In Java the trees normally flower in September-October, although off-season flowering does occur; the fruit ripens 6 months later, mainly in March-April. There is usually a flush of shoot growth after harvest and another preceding bloom; each flush lasts about 2 months, during which shoots extend 2-7 leaves.
The female flowers are borne on the trunk and older portions of branches, and are visited by bees, ants and sometimes by butterflies. Percentage fruit set is high and kepel crops fairly reliably. Irregular rainy season weather is the main cause of variation in yield. A mature tree yields 1000-1500 fruit per year.
The fruit is mature if scratching its skin reveals a yellow or light brown colour underneath (if green, the fruit is still immature). To safeguard quality, the fruit is bagged 1-2 months before harvesting, using plaited sleeves of bamboo or coconut leaflets, or polythene bags. The fruit is packed in baskets or bags and handles well; it can be kept for 2-3 weeks at room temperature.
No serious pests and diseases have been reported, but the trees have to be guarded against bats and rodents.
Genetic resources and breeding
There are variations in productivity and fruit quality between trees. Trees either produce large or small fruit, the latter being called 'kepel krikil' locally; thickness, colour and taste of the pulp also vary enough to justify selection of superior types.
Kepel has been used traditionally as a perfume and a family- planning agent, but information about horticulture, selection and breeding, and detailed analysis of the aromatic properties are still lacking. Research work is needed to test the commercial viability of kepel, and to improve and stimulate its production as a crop.

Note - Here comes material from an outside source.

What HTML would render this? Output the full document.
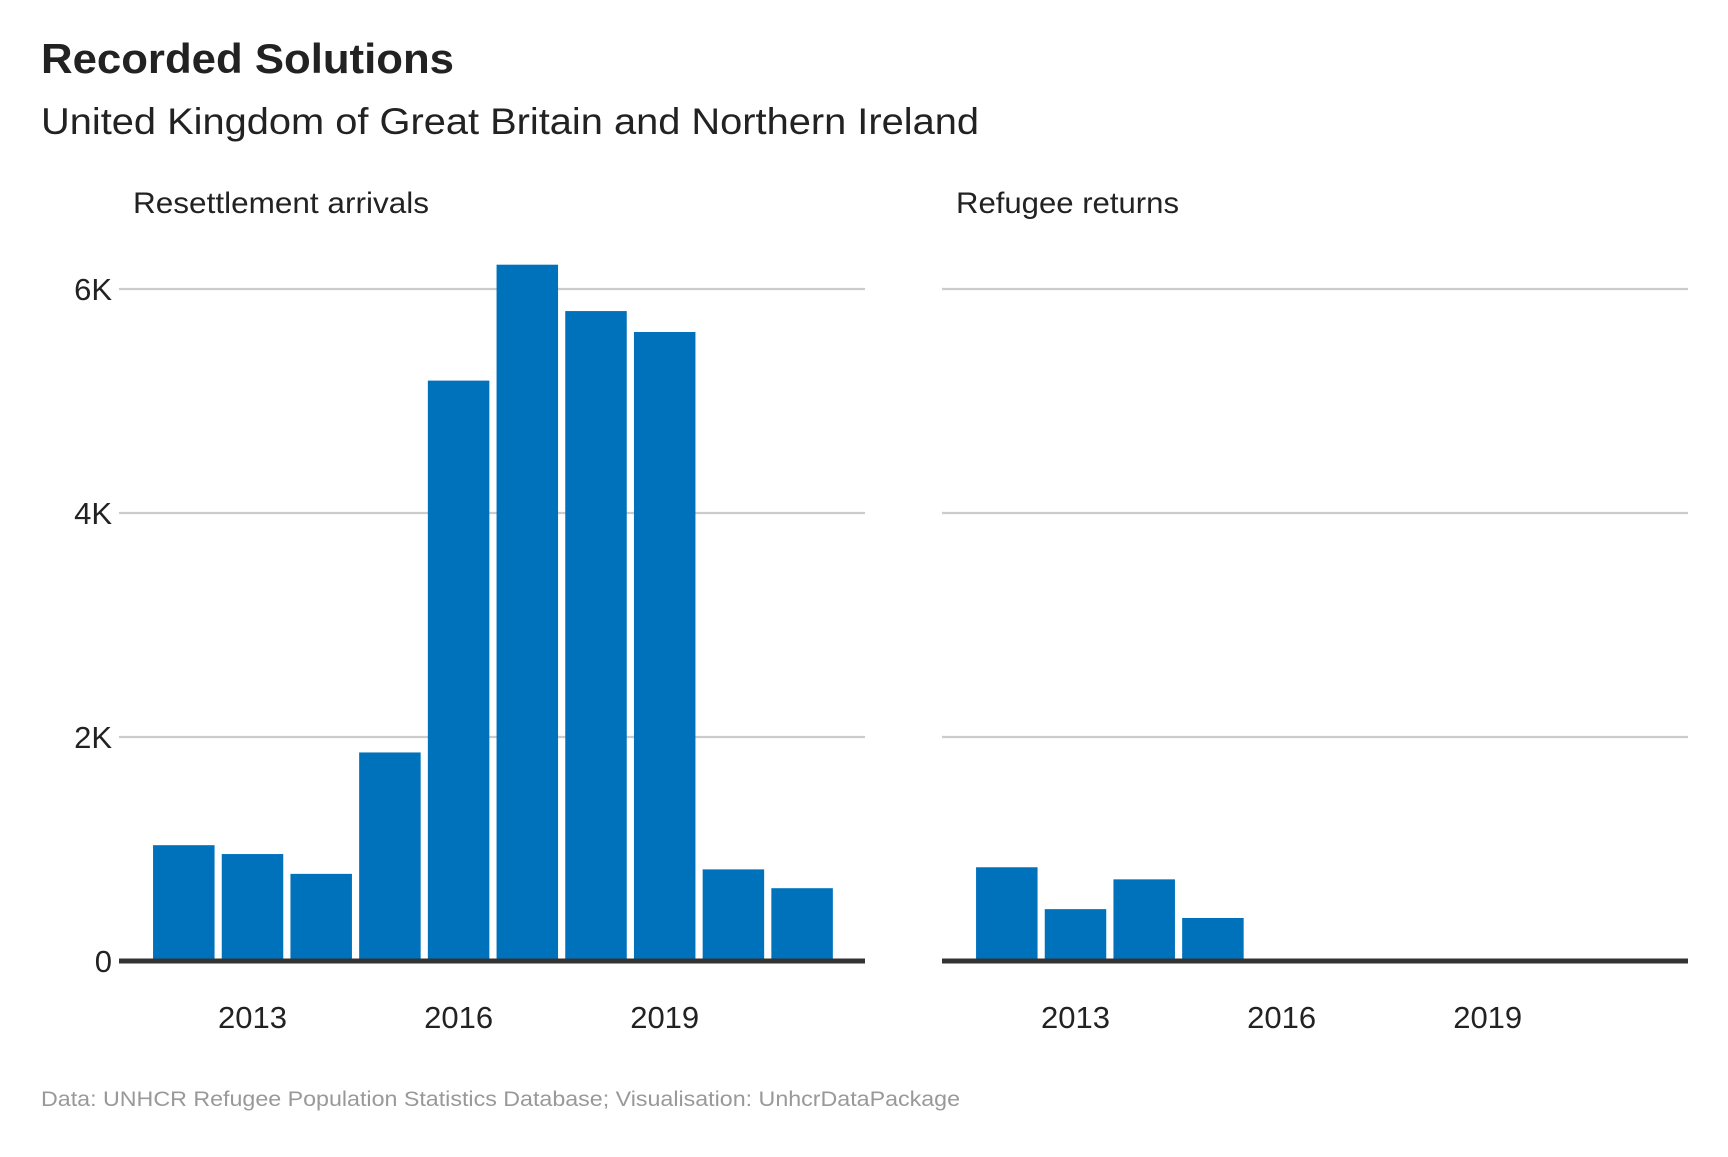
<!DOCTYPE html>
<html><head><meta charset="utf-8"><style>
html,body{margin:0;padding:0;background:#fff;}
svg text{font-family:"Liberation Sans",sans-serif;}
</style></head><body>
<svg id="chart" width="1728" height="1152" viewBox="0 0 1728 1152" xmlns="http://www.w3.org/2000/svg">
<text x="41" y="73" font-size="42" font-weight="bold" fill="#222" textLength="413" lengthAdjust="spacingAndGlyphs">Recorded Solutions</text>
<text x="41" y="134" font-size="37" fill="#222" textLength="938" lengthAdjust="spacingAndGlyphs">United Kingdom of Great Britain and Northern Ireland</text>
<text x="41" y="1106" font-size="21" fill="#999" textLength="919" lengthAdjust="spacingAndGlyphs">Data: UNHCR Refugee Population Statistics Database; Visualisation: UnhcrDataPackage</text>
<g id="plots"></g>
</svg>
<script>
const years = [2012,2013,2014,2015,2016,2017,2018,2019,2020,2021];
const resettlementValues = [1034,955,778,1862,5182,6217,5803,5616,818,650];
const returnsValues = [837,463,729,384,0,0,0,0,0,0];
const yTicks = [0,2000,4000,6000];
const yTickLabels = ["0","2K","4K","6K"];
const xTicks = [2013,2016,2019];
const xTickLabels = ["2013","2016","2019"];
const panelTitles = ["Resettlement arrivals","Refugee returns"];

const NS="http://www.w3.org/2000/svg";
const g=document.getElementById('plots');
const y0=961, pxPerUnit=224/2000;
function yScale(v){return y0 - v*pxPerUnit;}
function mk(tag,attrs){const e=document.createElementNS(NS,tag);for(const k in attrs)e.setAttribute(k,attrs[k]);return e;}
const panels=[{left:119,right:865,vals:resettlementValues,key:'resettlement',tl:296},{left:942,right:1688,vals:returnsValues,key:'returns',tl:223}];
const step=68.7, bw=61.5;
panels.forEach((p,pi)=>{
  const xScale=yr=>p.left+64.8+(yr-2012)*step;
  const t=mk('text',{x:p.left+14,y:213,'font-size':30,fill:'#222',textLength:p.tl,lengthAdjust:'spacingAndGlyphs'});
  t.textContent=panelTitles[pi];
  
  
  g.appendChild(t);
  yTicks.forEach((v,i)=>{
    if(v>0){
      const l=mk('line',{x1:p.left,x2:p.right,y1:yScale(v),y2:yScale(v),stroke:'#cccccc','stroke-width':2.2});
      
      
      g.appendChild(l);
    }
    if(pi===0){
      const tl=mk('text',{x:112,y:yScale(v)+11,'font-size':31,fill:'#222','text-anchor':'end'});
      tl.textContent=yTickLabels[i];
      
      
      g.appendChild(tl);
    }
  });
  years.forEach((yr,i)=>{
    const v=p.vals[i];
    if(v<=0) return;
    const r=mk('rect',{x:xScale(yr)-bw/2,y:yScale(v),width:bw,height:y0-yScale(v),fill:'#0072BC'});
    
    
    g.appendChild(r);
  });
  const base=mk('line',{x1:p.left,x2:p.right,y1:y0,y2:y0,stroke:'#333','stroke-width':5});
  
  
  g.appendChild(base);
  xTicks.forEach((yr,i)=>{
    const xl=mk('text',{x:xScale(yr),y:1028,'font-size':31,fill:'#222','text-anchor':'middle'});
    xl.textContent=xTickLabels[i];
    
    
    g.appendChild(xl);
  });
});
</script>
</body></html>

- Fachrurozi, Z., 1980. Burahol (Stelechocarpus burahol (Bl.) Hk.f. & Th.) - deodoran tempo dulu dan masalah pelestariannya. [Burahol (Stelechocarpus burahol (Bl.) Hk.f. & Th.) - the old-time deodorant and its conservation problems]. Buletin Kebun Raya 4(4): 127-130.
- Sunarto, A.T., 1987. Burahol kosmetika alam bagi kerabat keraton. [Burahol natural cosmetic for the royal family]. Trubus 18(207): 103-104.
- Sunarto, A.T., 1987. Melestarikan tanaman burahol. [How to plant the burahol]. Trubus 18(207): 104-105.